Et il faut être absurdement naïf pour croire que les éditeurs scolaires n’en ont pas vérifié le sens auprès du ministère avant de se lancer dans de coûteuses rédactions et impressions, d’autant qu’ils en font tous la même interprétation. Il n’y a aucune place ici ne serait-ce que pour un éloge de l’hétérosexualité, et encore moins pour le fait de la présenter comme normale.

Pour enfoncer le clou, le « projet » qui présente le contenu du programme – cela fait partie de l’ensemble publié au BOEN – précise :
« Hormis quelques rares régions du cerveau (hypothalamus), les différences anatomiques et physiologiques dues à l’influence des hormones sexuelles entre les cerveaux masculin et féminin ne sont pas plus importantes que les différences entre individus de même sexe. »
Exit – en réalité – la complémentarité des sexes fondée précisément sur la différence de manière d’être dans toutes ses dimensions.

La réponse du chef de cabinet apparaît ainsi comme retorse, mensongère, méprisante. Jonathan Derai prend d’ailleurs le soin de préciser que « lors de leur élaboration, ces programmes ont fait l’objet d’une consultation nationale et ont été présentés au Conseil supérieur de l’éducation ».

Alors, si tout le monde est d’accord, pourquoi pas vous ?

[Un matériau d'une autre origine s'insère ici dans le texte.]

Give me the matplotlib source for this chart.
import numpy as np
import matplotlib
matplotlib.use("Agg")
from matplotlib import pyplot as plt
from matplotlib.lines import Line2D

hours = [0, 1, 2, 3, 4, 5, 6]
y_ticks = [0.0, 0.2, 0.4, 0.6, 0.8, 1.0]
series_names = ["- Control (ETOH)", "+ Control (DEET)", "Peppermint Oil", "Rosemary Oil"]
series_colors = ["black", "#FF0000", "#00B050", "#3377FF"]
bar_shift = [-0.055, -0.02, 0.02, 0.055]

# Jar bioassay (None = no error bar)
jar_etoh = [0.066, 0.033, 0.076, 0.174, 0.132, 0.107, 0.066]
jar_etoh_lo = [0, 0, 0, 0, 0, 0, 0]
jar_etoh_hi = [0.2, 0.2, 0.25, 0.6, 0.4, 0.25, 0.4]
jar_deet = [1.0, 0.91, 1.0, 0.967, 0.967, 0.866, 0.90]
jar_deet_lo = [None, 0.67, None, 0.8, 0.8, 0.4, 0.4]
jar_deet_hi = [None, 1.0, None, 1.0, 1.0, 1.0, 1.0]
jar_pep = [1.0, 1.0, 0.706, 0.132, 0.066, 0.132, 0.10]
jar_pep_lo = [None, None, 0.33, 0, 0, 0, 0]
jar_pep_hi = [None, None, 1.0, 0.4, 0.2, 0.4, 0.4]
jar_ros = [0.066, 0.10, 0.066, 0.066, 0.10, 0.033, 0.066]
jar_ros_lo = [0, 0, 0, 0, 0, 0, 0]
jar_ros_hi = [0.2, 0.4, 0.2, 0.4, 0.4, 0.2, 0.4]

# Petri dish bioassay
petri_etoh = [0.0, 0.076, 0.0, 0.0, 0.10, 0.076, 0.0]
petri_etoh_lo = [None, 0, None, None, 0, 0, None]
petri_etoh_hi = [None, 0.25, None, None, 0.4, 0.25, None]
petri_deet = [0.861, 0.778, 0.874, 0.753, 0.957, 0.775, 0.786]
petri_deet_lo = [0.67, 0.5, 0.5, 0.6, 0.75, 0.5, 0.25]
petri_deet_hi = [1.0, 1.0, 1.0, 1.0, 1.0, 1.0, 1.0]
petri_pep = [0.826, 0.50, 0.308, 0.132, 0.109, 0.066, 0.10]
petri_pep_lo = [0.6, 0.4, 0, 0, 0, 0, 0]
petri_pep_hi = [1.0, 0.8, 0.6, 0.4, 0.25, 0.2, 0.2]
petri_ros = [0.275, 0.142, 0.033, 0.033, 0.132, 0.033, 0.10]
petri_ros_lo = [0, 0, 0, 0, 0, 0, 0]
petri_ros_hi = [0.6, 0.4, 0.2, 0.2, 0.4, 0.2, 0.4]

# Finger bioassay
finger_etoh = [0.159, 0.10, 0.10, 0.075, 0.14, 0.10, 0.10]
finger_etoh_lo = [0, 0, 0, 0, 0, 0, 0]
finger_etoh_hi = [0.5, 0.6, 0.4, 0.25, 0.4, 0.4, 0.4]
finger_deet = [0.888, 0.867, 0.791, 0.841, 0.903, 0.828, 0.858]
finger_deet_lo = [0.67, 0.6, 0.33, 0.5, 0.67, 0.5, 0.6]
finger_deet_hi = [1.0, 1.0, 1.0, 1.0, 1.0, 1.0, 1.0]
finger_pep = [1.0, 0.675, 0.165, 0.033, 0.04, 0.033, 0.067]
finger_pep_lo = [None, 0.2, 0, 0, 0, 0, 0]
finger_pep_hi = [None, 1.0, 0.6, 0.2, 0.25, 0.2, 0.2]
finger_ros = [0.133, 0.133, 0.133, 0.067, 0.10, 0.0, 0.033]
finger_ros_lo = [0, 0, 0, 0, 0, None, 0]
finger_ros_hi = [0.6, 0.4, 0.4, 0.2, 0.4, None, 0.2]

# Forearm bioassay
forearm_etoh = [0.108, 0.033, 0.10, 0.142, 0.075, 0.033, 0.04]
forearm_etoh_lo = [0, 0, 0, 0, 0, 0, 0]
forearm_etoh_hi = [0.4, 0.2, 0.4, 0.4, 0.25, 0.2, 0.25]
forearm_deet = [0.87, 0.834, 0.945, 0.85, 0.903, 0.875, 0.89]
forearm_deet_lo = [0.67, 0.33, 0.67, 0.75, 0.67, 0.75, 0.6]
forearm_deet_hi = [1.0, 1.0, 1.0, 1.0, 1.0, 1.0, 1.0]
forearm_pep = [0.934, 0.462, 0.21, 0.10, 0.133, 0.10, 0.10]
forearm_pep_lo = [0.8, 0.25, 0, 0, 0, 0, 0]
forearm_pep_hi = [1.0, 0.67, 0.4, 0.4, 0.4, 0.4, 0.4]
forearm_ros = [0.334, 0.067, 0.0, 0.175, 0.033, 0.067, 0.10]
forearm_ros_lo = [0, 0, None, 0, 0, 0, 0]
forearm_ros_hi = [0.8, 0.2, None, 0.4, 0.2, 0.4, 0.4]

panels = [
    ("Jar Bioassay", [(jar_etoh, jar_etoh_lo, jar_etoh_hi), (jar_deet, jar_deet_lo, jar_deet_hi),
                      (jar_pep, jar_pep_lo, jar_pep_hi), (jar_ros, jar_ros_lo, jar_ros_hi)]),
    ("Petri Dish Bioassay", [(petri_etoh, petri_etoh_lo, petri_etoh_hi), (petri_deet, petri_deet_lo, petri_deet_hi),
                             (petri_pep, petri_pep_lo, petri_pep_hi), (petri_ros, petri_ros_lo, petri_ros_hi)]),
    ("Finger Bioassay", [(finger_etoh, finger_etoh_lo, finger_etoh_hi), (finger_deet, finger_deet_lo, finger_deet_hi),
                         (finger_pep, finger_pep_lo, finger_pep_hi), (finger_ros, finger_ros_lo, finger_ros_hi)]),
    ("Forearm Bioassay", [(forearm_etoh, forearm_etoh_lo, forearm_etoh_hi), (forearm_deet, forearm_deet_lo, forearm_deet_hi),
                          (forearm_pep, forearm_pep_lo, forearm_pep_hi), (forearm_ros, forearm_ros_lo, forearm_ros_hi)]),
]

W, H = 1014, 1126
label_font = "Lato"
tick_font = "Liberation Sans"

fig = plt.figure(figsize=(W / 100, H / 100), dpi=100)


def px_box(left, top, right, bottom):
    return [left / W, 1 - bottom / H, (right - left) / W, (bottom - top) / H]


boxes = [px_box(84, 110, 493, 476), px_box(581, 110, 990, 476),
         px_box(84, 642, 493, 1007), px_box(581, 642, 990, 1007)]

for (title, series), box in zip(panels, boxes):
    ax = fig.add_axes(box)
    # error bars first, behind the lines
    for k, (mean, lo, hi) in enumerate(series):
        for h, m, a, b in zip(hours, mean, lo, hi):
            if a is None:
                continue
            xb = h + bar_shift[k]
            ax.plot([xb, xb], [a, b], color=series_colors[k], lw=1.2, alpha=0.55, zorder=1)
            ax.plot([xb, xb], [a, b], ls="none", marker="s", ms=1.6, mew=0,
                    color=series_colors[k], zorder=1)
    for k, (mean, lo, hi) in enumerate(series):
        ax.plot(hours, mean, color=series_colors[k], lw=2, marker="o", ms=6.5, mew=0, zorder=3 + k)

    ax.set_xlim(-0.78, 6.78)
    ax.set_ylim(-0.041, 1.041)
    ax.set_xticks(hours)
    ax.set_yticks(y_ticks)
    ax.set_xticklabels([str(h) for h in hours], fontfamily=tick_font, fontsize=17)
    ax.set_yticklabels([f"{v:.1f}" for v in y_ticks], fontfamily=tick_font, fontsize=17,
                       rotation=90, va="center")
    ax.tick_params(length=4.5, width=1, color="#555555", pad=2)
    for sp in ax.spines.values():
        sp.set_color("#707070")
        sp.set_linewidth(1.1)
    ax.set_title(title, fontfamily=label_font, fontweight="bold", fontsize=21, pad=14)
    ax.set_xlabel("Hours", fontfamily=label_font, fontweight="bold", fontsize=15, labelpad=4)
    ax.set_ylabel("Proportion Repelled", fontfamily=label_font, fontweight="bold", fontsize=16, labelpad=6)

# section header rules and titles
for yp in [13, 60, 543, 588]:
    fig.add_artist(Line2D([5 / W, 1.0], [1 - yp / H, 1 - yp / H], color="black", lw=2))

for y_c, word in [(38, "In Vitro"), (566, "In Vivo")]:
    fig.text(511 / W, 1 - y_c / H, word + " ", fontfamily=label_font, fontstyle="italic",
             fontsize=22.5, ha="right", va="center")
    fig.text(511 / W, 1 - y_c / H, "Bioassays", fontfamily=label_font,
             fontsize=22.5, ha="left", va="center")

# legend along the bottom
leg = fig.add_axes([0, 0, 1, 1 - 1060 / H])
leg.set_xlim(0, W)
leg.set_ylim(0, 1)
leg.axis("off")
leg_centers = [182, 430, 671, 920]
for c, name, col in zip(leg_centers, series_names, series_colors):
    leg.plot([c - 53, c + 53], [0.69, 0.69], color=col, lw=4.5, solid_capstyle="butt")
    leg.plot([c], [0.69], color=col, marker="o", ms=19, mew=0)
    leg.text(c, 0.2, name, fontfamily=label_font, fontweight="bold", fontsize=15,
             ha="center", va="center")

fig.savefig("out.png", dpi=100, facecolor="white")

La vérité, c’est que ceux qui ont mené la juste bataille contre les manuels du scandale ont vu leur action partiellement privée de son effet par les erreurs de départ que je signale plus haut, mais aussi par des décennies d’inaction. Cela fait belle lurette que les programmes font la part belle au respect de l’« identité de genre » à travers la dénonciation des « stéréotypes » et l’obligation de mettre en évidence la légitimité et le devoir de respect vis-à-vis de « l’orientation sexuelle ».

Et cela fait aussi des années que, dans une démarche « transversale » qui englobe bien des matières et plus spécialement les SVT, l’école enseigne la contraception et le refus de l’enfant ainsi que la liberté sexuelle posée en principe. C’est le cas, de manière sans doute inouïe à ce jour, pour la contraception dans le programme de SVT de 1e, cette année. Il me semble qu’il n’y a pas eu de protestations contre cela.

Quand les parents se réveilleront-ils vraiment ?

Ou sont-ils, trop nombreux, complices ?

Article paru dans Présent le mardi 13 septembre 2011.